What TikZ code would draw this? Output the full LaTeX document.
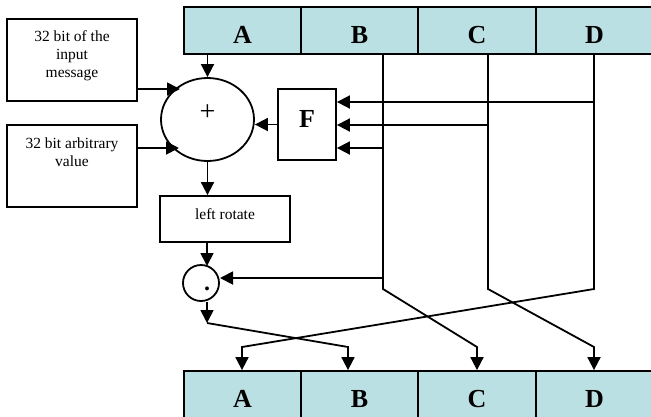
\documentclass[tikz,border=0pt]{standalone}
\usepackage{fontspec}
\setmainfont{Liberation Serif}
\usetikzlibrary{arrows.meta,shapes.geometric}
\definecolor{cellfill}{RGB}{187,224,227}
\begin{document}
\begin{tikzpicture}[x=1pt,y=-1pt, line width=1.8pt,
 cell/.style={draw, fill=cellfill, minimum width=117pt, minimum height=47pt, inner sep=0pt,
   font=\fontsize{26}{30}\selectfont\bfseries, text height=26pt, text depth=0pt},
 box/.style={draw, inner sep=0pt},
 arr/.style={-{Triangle[length=13pt,width=13pt]}},
 txt/.style={font=\fontsize{15.5}{18}\selectfont, inner sep=0pt, align=center}]
\useasboundingbox (0,0) rectangle (651,416);
\clip (0,0) rectangle (651,416);

% registers
\node[cell] (tA) at (242.5,30.5) {A};
\node[cell] (tB) at (359.5,30.5) {B};
\node[cell] (tC) at (477,30.5) {C};
\node[cell] (tD) at (594.5,30.5) {D};
\node[cell] (bA) at (242.5,394.5) {A};
\node[cell] (bB) at (359.5,394.5) {B};
\node[cell] (bC) at (477,394.5) {C};
\node[cell] (bD) at (594.5,394.5) {D};

% input boxes
\node[box, minimum width=130pt, minimum height=82pt] (msg) at (72,60) {};
\node[txt, anchor=north] (msgt) at (72,30) {32 bit of the\\input\\message};
\node[box, minimum width=130pt, minimum height=82pt] (arb) at (72,166) {};
\node[txt, anchor=north] (arbt) at (72,136.5) {32 bit arbitrary\\value};

% adder
\node[draw, ellipse, minimum width=93pt, minimum height=83pt, inner sep=0pt,
  font=\fontsize{28}{30}\selectfont, text height=14pt, text depth=12pt] (plus) at (207.5,119.5) {+};

% F box
\node[box, minimum width=58pt, minimum height=71pt, font=\fontsize{26}{30}\selectfont\bfseries,
  text height=17pt, text depth=12pt] (F) at (307,124.5) {F};

% left rotate
\node[box, minimum width=130pt, minimum height=46pt, font=\fontsize{15.5}{18}\selectfont,
  text height=11pt, text depth=11pt] (lr) at (225,219) {left rotate};

% dot operator
\node[draw, circle, minimum size=36pt, inner sep=0pt] (dot) at (201,283) {};
\node[font=\fontsize{24}{26}\selectfont\bfseries, inner sep=0pt, anchor=base] (dott) at (207,290) {.};

% coordinates
\coordinate (pm) at (180,89);
\coordinate (pa) at (179,148);
\coordinate (b1) at (383,289);
\coordinate (b2) at (477,347);
\coordinate (c1) at (488,289);
\coordinate (c2) at (594,347);
\coordinate (d1) at (594,289);
\coordinate (d2) at (242,347);
\coordinate (fd) at (594,102);
\coordinate (fc) at (488,125);
\coordinate (fb) at (383,148);
\coordinate (db) at (383,278);
\coordinate (dr) at (220,278);
\coordinate (dt) at (207,266);
\coordinate (m0) at (207,323);
\coordinate (m1) at (348,347);

% connectors
\draw[arr] (plus.north |- tA.south) -- (plus.north);
\draw[arr] (plus.south) -- (lr.north -| plus.south);
\draw[arr] (msg.east |- pm) -- (pm);
\draw[arr] (arb.east |- pa) -- (pa);
\draw[arr] (F.west) -- (plus.east |- F.west);
\draw[arr] (tB.south -| b1) -- (b1) -- (b2) -- (bC.north -| b2);
\draw[arr] (tC.south -| c1) -- (c1) -- (c2) -- (bD.north -| c2);
\draw[arr] (tD.south -| d1) -- (d1) -- (d2) -- (bA.north -| d2);
\draw[arr] (fd) -- (F.east |- fd);
\draw[arr] (fc) -- (F.east |- fc);
\draw[arr] (fb) -- (F.east |- fb);
\draw[arr] (db) -- (dr);
\draw[arr] (lr.south -| dt) -- (dt);
\draw[arr] (dot.south -| m0) -- (m0);
\draw[arr] (m0) -- (m1) -- (bB.north -| m1);
\end{tikzpicture}
\end{document}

☆ ☆ ☆ ☆ ☆ ☆ ☆

- _DO THIS_:
Starting at the first line of the material, output exactly the lines up to and including the one with "anchor=north] (arbt) at". Do not include the pictures.

- _RESPONSE TO THE EXERCISE_:
What TikZ code would draw this? Output the full LaTeX document.
\documentclass[tikz,border=0pt]{standalone}
\usepackage{fontspec}
\setmainfont{Liberation Serif}
\usetikzlibrary{arrows.meta,shapes.geometric}
\definecolor{cellfill}{RGB}{187,224,227}
\begin{document}
\begin{tikzpicture}[x=1pt,y=-1pt, line width=1.8pt,
 cell/.style={draw, fill=cellfill, minimum width=117pt, minimum height=47pt, inner sep=0pt,
   font=\fontsize{26}{30}\selectfont\bfseries, text height=26pt, text depth=0pt},
 box/.style={draw, inner sep=0pt},
 arr/.style={-{Triangle[length=13pt,width=13pt]}},
 txt/.style={font=\fontsize{15.5}{18}\selectfont, inner sep=0pt, align=center}]
\useasboundingbox (0,0) rectangle (651,416);
\clip (0,0) rectangle (651,416);

% registers
\node[cell] (tA) at (242.5,30.5) {A};
\node[cell] (tB) at (359.5,30.5) {B};
\node[cell] (tC) at (477,30.5) {C};
\node[cell] (tD) at (594.5,30.5) {D};
\node[cell] (bA) at (242.5,394.5) {A};
\node[cell] (bB) at (359.5,394.5) {B};
\node[cell] (bC) at (477,394.5) {C};
\node[cell] (bD) at (594.5,394.5) {D};

% input boxes
\node[box, minimum width=130pt, minimum height=82pt] (msg) at (72,60) {};
\node[txt, anchor=north] (msgt) at (72,30) {32 bit of the\\input\\message};
\node[box, minimum width=130pt, minimum height=82pt] (arb) at (72,166) {};
\node[txt, anchor=north] (arbt) at (72,136.5) {32 bit arbitrary\\value};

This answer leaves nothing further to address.